2.1.2.2.2 Autoenrollment in a Domain Environment

This section describes the components of the autoenrollment client that is joined to a domain and how external entities influence the behavior of the autoenrollment process.

The following diagram shows that the autoenrollment process accesses two local data stores, certificate/key storage and local configuration, and communicates with the XCEP server, WSTEP server, CA server, and domain controller. The autoenrollment process examines local certificate storage and renews an already issued certificate or enrolls for new certificates as required, based on a predefined policy that is encoded in the form of CEPs.

The autoenrollment process executing on a computer that is joined to a domain

Figure 10: The autoenrollment process executing on a computer that is joined to a domain

Certificate storage: This entity provides some implementation-specific persisted local certificate storage that can be logically organized into groups of certificates.

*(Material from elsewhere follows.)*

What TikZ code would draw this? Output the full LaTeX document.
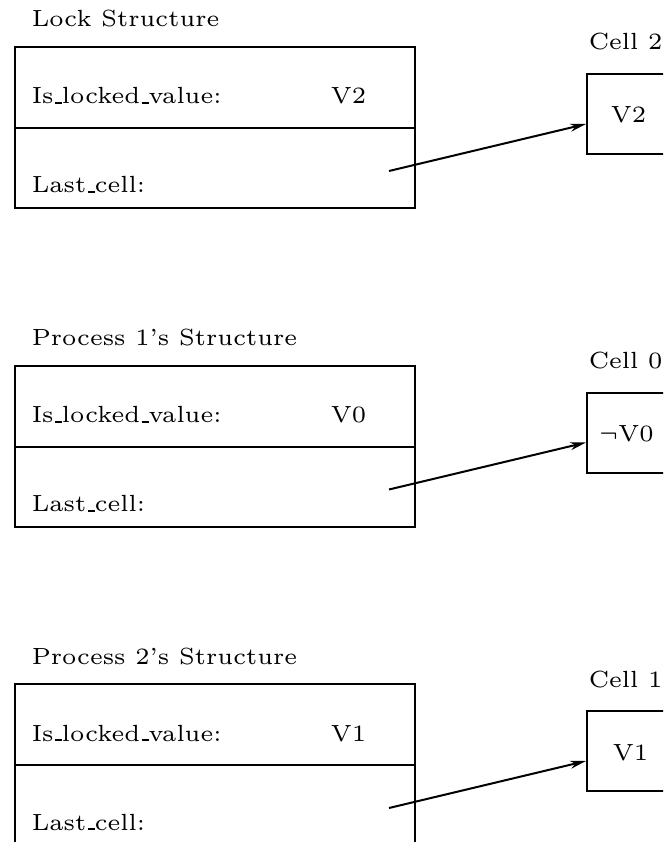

Key storage: This entity provides some implementation-specific persisted local private key storage where it could store private keys associated with the certificates it is requesting.

Local configuration: This entity provides the configuration options and policy server endpoint information.

In the case of DCOM-based certificate enrollment, the autoenrollment process gets the certificate templates and CA information from the domain controller, whereas in the case of the Web services certificate enrollment, the Group Policy client on the enrollment client computer gets the policy server endpoints information from the domain controller through the Group Policy: Registry Extension Encoding [MS-GPREG] and updates the local configuration; then the autoenrollment process gets the policy server endpoint URL information in an implementation-specific way and connects to the XCEP server to download the CEP. Depending on the available CEP and certificates that are currently present on the system local certificate/key storage, autoenrollment submits requests and persists newly enrolled or renewed certificates in the local certificate storage. In the case of DCOM-based certificate enrollment, autoenrollment submits requests to the CA, whereas in the case of Web services certificate enrollment, it submits the requests to the WSTEP server.

The local certificate/key storage can be read or modified by other systems in an implementation-specific way, but the autoenrollment process makes no assumptions about how or even if this happens. Local configuration is modified by the computer administrator through the use of an administration tool, such as a Group Policy client.